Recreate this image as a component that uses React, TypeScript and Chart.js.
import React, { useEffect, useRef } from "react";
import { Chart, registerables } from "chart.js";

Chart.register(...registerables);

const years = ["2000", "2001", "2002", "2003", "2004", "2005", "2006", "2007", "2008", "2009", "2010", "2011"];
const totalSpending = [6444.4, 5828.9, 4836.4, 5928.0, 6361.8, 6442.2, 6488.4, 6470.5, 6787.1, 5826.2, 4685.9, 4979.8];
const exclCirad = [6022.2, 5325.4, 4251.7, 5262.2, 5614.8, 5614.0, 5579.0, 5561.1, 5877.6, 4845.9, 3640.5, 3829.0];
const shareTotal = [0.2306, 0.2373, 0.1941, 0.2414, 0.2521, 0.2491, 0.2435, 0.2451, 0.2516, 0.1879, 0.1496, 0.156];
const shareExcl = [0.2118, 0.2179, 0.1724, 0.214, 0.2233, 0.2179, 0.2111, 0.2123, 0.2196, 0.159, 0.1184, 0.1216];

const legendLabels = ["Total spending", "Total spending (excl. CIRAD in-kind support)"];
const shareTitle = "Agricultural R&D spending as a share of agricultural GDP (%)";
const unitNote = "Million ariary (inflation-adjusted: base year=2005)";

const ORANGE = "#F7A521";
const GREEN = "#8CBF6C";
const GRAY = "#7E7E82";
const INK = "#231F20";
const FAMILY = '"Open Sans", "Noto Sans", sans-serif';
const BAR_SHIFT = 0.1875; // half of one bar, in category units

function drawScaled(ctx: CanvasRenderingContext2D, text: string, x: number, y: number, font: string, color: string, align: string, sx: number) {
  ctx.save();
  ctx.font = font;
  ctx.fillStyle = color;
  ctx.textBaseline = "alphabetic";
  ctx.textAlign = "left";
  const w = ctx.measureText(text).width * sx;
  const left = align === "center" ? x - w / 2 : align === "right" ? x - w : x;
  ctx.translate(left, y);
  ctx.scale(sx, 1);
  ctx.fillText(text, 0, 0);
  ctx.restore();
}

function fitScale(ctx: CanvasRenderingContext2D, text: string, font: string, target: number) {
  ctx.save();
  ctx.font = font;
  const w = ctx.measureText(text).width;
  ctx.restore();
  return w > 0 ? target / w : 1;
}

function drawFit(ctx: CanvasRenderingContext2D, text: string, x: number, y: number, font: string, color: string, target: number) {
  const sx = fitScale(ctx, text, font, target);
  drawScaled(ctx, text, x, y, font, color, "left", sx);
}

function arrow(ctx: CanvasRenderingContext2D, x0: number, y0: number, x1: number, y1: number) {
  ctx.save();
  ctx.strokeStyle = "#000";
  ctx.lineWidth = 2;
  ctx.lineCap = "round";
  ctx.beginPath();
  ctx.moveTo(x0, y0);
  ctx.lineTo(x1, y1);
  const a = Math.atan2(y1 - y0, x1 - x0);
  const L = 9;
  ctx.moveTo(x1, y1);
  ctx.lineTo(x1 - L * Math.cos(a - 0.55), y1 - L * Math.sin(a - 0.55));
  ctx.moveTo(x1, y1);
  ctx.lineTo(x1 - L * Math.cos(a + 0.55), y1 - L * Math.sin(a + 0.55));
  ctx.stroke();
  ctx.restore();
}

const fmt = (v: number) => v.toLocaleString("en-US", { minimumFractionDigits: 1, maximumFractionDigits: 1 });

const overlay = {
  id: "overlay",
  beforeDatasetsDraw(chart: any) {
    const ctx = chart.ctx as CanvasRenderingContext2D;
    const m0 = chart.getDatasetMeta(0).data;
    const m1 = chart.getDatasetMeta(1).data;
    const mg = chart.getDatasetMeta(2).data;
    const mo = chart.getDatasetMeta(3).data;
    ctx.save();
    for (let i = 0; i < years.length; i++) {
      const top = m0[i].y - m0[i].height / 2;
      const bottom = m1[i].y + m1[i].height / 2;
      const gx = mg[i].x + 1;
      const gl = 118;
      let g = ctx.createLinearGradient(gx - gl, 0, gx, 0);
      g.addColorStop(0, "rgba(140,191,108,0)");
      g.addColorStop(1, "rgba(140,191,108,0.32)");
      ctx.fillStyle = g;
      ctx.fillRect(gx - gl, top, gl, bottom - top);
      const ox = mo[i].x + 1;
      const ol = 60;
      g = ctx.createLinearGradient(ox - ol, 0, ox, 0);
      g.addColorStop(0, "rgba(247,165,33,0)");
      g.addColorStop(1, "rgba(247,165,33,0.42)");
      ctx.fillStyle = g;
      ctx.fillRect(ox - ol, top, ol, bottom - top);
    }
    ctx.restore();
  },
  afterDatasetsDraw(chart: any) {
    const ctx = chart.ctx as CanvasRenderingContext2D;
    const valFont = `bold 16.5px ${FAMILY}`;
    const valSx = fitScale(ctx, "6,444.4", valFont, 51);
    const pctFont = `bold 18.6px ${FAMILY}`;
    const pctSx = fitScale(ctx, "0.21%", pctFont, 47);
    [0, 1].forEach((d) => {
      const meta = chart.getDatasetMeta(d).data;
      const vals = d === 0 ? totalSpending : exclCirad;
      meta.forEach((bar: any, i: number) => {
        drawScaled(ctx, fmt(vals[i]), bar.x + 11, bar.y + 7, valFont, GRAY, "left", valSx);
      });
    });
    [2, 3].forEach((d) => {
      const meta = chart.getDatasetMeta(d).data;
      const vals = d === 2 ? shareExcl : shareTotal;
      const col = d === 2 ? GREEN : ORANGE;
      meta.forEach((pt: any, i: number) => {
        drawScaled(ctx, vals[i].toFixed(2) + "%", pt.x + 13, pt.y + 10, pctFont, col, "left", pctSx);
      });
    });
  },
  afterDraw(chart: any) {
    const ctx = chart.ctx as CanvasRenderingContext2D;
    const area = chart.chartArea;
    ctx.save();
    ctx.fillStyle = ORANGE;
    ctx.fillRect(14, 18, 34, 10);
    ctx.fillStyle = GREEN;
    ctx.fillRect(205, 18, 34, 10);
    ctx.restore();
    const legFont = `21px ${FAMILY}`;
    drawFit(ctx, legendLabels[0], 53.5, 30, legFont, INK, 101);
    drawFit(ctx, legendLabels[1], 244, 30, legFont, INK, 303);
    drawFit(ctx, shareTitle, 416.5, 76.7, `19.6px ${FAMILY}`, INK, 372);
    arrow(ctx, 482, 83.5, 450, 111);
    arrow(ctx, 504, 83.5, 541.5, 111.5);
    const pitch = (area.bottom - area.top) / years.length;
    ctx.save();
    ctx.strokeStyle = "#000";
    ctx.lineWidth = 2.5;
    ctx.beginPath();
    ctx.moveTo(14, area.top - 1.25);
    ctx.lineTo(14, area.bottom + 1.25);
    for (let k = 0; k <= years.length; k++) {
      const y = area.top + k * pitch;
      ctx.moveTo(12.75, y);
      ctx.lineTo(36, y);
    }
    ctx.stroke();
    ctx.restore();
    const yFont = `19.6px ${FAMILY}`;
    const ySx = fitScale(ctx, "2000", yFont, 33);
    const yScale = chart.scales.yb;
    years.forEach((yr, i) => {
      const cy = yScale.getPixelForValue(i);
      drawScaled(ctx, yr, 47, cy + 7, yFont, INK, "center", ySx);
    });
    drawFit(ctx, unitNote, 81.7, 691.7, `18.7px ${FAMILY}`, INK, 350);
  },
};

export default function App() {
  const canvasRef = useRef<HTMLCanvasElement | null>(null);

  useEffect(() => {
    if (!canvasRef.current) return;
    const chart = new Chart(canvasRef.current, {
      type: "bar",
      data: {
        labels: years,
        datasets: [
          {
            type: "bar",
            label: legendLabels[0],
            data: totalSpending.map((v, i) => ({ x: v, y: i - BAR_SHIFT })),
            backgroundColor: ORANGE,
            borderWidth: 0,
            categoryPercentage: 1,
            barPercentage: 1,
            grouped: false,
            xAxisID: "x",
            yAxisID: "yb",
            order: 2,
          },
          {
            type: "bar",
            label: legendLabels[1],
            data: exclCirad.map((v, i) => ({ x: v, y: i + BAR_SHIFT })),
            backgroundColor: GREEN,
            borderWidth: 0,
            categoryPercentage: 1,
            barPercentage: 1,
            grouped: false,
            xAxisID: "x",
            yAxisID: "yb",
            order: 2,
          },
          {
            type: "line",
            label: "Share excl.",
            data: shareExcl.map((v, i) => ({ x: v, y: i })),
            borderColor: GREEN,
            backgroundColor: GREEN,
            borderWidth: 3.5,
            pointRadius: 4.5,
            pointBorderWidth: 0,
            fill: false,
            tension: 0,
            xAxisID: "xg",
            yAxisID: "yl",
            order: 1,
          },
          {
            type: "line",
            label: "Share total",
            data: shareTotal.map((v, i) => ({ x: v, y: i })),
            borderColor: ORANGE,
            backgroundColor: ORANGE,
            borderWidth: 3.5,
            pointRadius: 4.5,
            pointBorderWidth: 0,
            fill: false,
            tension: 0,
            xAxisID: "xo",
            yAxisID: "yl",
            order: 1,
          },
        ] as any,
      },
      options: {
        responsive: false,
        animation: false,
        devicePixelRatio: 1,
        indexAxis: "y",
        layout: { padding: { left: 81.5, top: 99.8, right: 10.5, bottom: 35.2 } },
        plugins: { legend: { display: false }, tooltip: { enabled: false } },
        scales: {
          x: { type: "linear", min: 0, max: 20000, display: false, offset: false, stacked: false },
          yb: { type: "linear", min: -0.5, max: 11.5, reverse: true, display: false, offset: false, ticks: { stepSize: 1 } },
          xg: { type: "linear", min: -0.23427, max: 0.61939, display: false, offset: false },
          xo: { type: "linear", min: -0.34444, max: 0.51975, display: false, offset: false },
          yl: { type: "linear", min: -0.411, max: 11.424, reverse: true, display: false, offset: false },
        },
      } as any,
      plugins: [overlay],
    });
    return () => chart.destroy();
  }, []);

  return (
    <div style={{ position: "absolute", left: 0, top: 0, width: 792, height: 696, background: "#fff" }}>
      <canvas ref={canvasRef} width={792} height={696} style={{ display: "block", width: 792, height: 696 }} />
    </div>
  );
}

EXERCISE >> Output exactly the leading lines of the data, up to and including the line marked by "Chart.register(...registerables);".

TASK OUTPUT >>
Recreate this image as a component that uses React, TypeScript and Chart.js.
import React, { useEffect, useRef } from "react";
import { Chart, registerables } from "chart.js";

Chart.register(...registerables);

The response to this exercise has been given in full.